-- START DATA --

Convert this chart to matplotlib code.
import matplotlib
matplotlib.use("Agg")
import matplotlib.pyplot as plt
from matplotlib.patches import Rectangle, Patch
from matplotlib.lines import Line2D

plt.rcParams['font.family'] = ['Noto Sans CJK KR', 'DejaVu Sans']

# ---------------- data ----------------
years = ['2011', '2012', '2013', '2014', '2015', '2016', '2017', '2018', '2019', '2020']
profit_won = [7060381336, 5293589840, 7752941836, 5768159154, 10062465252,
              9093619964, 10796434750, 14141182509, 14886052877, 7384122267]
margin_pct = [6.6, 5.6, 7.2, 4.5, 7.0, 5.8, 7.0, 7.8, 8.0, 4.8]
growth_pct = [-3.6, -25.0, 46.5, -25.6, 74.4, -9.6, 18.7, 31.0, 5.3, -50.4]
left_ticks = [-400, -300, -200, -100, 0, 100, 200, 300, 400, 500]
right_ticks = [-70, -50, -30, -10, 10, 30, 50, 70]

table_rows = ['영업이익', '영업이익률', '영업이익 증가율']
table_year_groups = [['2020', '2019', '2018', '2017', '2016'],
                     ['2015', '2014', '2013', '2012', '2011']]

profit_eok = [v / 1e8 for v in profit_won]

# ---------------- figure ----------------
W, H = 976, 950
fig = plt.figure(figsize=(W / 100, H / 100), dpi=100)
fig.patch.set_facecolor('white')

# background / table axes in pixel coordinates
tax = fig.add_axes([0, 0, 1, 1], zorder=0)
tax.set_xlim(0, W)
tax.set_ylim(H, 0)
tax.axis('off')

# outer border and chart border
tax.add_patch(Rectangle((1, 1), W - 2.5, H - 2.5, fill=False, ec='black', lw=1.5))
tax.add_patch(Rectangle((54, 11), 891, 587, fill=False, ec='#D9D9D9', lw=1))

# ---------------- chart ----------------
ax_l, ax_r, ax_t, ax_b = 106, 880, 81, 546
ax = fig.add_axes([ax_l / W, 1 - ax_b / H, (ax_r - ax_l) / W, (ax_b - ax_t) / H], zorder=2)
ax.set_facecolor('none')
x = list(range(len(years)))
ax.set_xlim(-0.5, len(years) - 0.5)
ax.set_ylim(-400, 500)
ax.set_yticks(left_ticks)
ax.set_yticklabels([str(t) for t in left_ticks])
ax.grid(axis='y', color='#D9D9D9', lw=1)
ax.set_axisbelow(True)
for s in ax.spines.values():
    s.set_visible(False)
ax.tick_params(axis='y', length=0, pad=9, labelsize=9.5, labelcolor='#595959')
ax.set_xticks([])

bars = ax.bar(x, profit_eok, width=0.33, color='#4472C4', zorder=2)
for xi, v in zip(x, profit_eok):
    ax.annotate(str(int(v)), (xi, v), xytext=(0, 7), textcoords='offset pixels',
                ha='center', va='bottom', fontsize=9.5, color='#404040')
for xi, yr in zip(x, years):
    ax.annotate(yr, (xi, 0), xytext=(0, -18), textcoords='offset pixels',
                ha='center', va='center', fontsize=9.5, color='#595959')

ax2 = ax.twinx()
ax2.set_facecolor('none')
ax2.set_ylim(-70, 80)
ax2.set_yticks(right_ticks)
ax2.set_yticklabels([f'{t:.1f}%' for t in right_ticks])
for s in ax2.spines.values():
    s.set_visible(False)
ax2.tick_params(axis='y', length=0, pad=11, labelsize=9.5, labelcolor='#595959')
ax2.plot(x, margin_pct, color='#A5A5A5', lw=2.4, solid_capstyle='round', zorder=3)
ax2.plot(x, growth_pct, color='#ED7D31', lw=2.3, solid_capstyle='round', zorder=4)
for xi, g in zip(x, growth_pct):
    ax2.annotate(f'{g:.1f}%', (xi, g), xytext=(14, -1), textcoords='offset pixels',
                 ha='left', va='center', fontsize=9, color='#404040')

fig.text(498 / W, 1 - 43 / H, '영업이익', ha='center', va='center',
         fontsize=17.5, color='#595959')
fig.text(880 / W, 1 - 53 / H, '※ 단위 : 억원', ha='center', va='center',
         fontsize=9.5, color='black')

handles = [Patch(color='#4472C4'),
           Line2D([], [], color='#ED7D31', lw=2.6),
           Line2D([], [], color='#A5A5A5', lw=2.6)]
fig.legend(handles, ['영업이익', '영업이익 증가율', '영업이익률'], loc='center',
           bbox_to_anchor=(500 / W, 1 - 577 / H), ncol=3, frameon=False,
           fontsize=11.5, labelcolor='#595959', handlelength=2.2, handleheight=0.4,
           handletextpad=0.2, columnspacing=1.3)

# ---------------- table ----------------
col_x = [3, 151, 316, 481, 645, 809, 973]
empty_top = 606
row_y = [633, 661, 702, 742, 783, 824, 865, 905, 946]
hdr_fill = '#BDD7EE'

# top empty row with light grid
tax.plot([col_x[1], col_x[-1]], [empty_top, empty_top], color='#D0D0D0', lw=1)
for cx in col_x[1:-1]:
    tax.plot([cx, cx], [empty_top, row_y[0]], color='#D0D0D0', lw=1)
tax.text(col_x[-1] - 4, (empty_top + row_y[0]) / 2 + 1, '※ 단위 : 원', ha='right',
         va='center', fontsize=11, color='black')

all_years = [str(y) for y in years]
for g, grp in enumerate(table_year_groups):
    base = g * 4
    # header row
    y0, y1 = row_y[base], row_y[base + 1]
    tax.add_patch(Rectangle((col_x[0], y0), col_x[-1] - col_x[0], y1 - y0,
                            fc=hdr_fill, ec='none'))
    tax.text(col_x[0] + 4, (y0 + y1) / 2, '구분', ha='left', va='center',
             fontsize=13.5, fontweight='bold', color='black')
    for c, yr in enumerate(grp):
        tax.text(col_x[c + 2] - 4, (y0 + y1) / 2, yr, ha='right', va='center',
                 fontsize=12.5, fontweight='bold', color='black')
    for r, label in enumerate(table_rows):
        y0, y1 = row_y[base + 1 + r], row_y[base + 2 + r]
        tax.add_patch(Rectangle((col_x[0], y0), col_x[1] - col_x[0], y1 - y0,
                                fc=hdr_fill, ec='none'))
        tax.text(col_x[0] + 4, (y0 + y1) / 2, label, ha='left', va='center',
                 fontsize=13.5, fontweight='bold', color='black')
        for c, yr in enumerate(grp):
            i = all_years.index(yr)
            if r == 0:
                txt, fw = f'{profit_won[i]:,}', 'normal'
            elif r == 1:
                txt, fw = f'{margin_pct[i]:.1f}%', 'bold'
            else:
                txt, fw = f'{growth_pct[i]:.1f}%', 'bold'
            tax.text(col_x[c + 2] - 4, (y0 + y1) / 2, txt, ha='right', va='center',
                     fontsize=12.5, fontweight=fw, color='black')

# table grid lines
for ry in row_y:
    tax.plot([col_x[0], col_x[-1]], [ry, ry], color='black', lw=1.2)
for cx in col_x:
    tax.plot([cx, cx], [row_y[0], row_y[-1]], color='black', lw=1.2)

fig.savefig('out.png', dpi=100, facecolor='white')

-- END DATA --

INSTRUCTIONS FOR THE TASK: Every line of the material must be returned exactly as it appears.

PROBLEM SOLUTION:
Convert this chart to matplotlib code.
import matplotlib
matplotlib.use("Agg")
import matplotlib.pyplot as plt
from matplotlib.patches import Rectangle, Patch
from matplotlib.lines import Line2D

plt.rcParams['font.family'] = ['Noto Sans CJK KR', 'DejaVu Sans']

# ---------------- data ----------------
years = ['2011', '2012', '2013', '2014', '2015', '2016', '2017', '2018', '2019', '2020']
profit_won = [7060381336, 5293589840, 7752941836, 5768159154, 10062465252,
              9093619964, 10796434750, 14141182509, 14886052877, 7384122267]
margin_pct = [6.6, 5.6, 7.2, 4.5, 7.0, 5.8, 7.0, 7.8, 8.0, 4.8]
growth_pct = [-3.6, -25.0, 46.5, -25.6, 74.4, -9.6, 18.7, 31.0, 5.3, -50.4]
left_ticks = [-400, -300, -200, -100, 0, 100, 200, 300, 400, 500]
right_ticks = [-70, -50, -30, -10, 10, 30, 50, 70]

table_rows = ['영업이익', '영업이익률', '영업이익 증가율']
table_year_groups = [['2020', '2019', '2018', '2017', '2016'],
                     ['2015', '2014', '2013', '2012', '2011']]

profit_eok = [v / 1e8 for v in profit_won]

# ---------------- figure ----------------
W, H = 976, 950
fig = plt.figure(figsize=(W / 100, H / 100), dpi=100)
fig.patch.set_facecolor('white')

# background / table axes in pixel coordinates
tax = fig.add_axes([0, 0, 1, 1], zorder=0)
tax.set_xlim(0, W)
tax.set_ylim(H, 0)
tax.axis('off')

# outer border and chart border
tax.add_patch(Rectangle((1, 1), W - 2.5, H - 2.5, fill=False, ec='black', lw=1.5))
tax.add_patch(Rectangle((54, 11), 891, 587, fill=False, ec='#D9D9D9', lw=1))

# ---------------- chart ----------------
ax_l, ax_r, ax_t, ax_b = 106, 880, 81, 546
ax = fig.add_axes([ax_l / W, 1 - ax_b / H, (ax_r - ax_l) / W, (ax_b - ax_t) / H], zorder=2)
ax.set_facecolor('none')
x = list(range(len(years)))
ax.set_xlim(-0.5, len(years) - 0.5)
ax.set_ylim(-400, 500)
ax.set_yticks(left_ticks)
ax.set_yticklabels([str(t) for t in left_ticks])
ax.grid(axis='y', color='#D9D9D9', lw=1)
ax.set_axisbelow(True)
for s in ax.spines.values():
    s.set_visible(False)
ax.tick_params(axis='y', length=0, pad=9, labelsize=9.5, labelcolor='#595959')
ax.set_xticks([])

bars = ax.bar(x, profit_eok, width=0.33, color='#4472C4', zorder=2)
for xi, v in zip(x, profit_eok):
    ax.annotate(str(int(v)), (xi, v), xytext=(0, 7), textcoords='offset pixels',
                ha='center', va='bottom', fontsize=9.5, color='#404040')
for xi, yr in zip(x, years):
    ax.annotate(yr, (xi, 0), xytext=(0, -18), textcoords='offset pixels',
                ha='center', va='center', fontsize=9.5, color='#595959')

ax2 = ax.twinx()
ax2.set_facecolor('none')
ax2.set_ylim(-70, 80)
ax2.set_yticks(right_ticks)
ax2.set_yticklabels([f'{t:.1f}%' for t in right_ticks])
for s in ax2.spines.values():
    s.set_visible(False)
ax2.tick_params(axis='y', length=0, pad=11, labelsize=9.5, labelcolor='#595959')
ax2.plot(x, margin_pct, color='#A5A5A5', lw=2.4, solid_capstyle='round', zorder=3)
ax2.plot(x, growth_pct, color='#ED7D31', lw=2.3, solid_capstyle='round', zorder=4)
for xi, g in zip(x, growth_pct):
    ax2.annotate(f'{g:.1f}%', (xi, g), xytext=(14, -1), textcoords='offset pixels',
                 ha='left', va='center', fontsize=9, color='#404040')

fig.text(498 / W, 1 - 43 / H, '영업이익', ha='center', va='center',
         fontsize=17.5, color='#595959')
fig.text(880 / W, 1 - 53 / H, '※ 단위 : 억원', ha='center', va='center',
         fontsize=9.5, color='black')

handles = [Patch(color='#4472C4'),
           Line2D([], [], color='#ED7D31', lw=2.6),
           Line2D([], [], color='#A5A5A5', lw=2.6)]
fig.legend(handles, ['영업이익', '영업이익 증가율', '영업이익률'], loc='center',
           bbox_to_anchor=(500 / W, 1 - 577 / H), ncol=3, frameon=False,
           fontsize=11.5, labelcolor='#595959', handlelength=2.2, handleheight=0.4,
           handletextpad=0.2, columnspacing=1.3)

# ---------------- table ----------------
col_x = [3, 151, 316, 481, 645, 809, 973]
empty_top = 606
row_y = [633, 661, 702, 742, 783, 824, 865, 905, 946]
hdr_fill = '#BDD7EE'

# top empty row with light grid
tax.plot([col_x[1], col_x[-1]], [empty_top, empty_top], color='#D0D0D0', lw=1)
for cx in col_x[1:-1]:
    tax.plot([cx, cx], [empty_top, row_y[0]], color='#D0D0D0', lw=1)
tax.text(col_x[-1] - 4, (empty_top + row_y[0]) / 2 + 1, '※ 단위 : 원', ha='right',
         va='center', fontsize=11, color='black')

all_years = [str(y) for y in years]
for g, grp in enumerate(table_year_groups):
    base = g * 4
    # header row
    y0, y1 = row_y[base], row_y[base + 1]
    tax.add_patch(Rectangle((col_x[0], y0), col_x[-1] - col_x[0], y1 - y0,
                            fc=hdr_fill, ec='none'))
    tax.text(col_x[0] + 4, (y0 + y1) / 2, '구분', ha='left', va='center',
             fontsize=13.5, fontweight='bold', color='black')
    for c, yr in enumerate(grp):
        tax.text(col_x[c + 2] - 4, (y0 + y1) / 2, yr, ha='right', va='center',
                 fontsize=12.5, fontweight='bold', color='black')
    for r, label in enumerate(table_rows):
        y0, y1 = row_y[base + 1 + r], row_y[base + 2 + r]
        tax.add_patch(Rectangle((col_x[0], y0), col_x[1] - col_x[0], y1 - y0,
                                fc=hdr_fill, ec='none'))
        tax.text(col_x[0] + 4, (y0 + y1) / 2, label, ha='left', va='center',
                 fontsize=13.5, fontweight='bold', color='black')
        for c, yr in enumerate(grp):
            i = all_years.index(yr)
            if r == 0:
                txt, fw = f'{profit_won[i]:,}', 'normal'
            elif r == 1:
                txt, fw = f'{margin_pct[i]:.1f}%', 'bold'
            else:
                txt, fw = f'{growth_pct[i]:.1f}%', 'bold'
            tax.text(col_x[c + 2] - 4, (y0 + y1) / 2, txt, ha='right', va='center',
                     fontsize=12.5, fontweight=fw, color='black')

# table grid lines
for ry in row_y:
    tax.plot([col_x[0], col_x[-1]], [ry, ry], color='black', lw=1.2)
for cx in col_x:
    tax.plot([cx, cx], [row_y[0], row_y[-1]], color='black', lw=1.2)

fig.savefig('out.png', dpi=100, facecolor='white')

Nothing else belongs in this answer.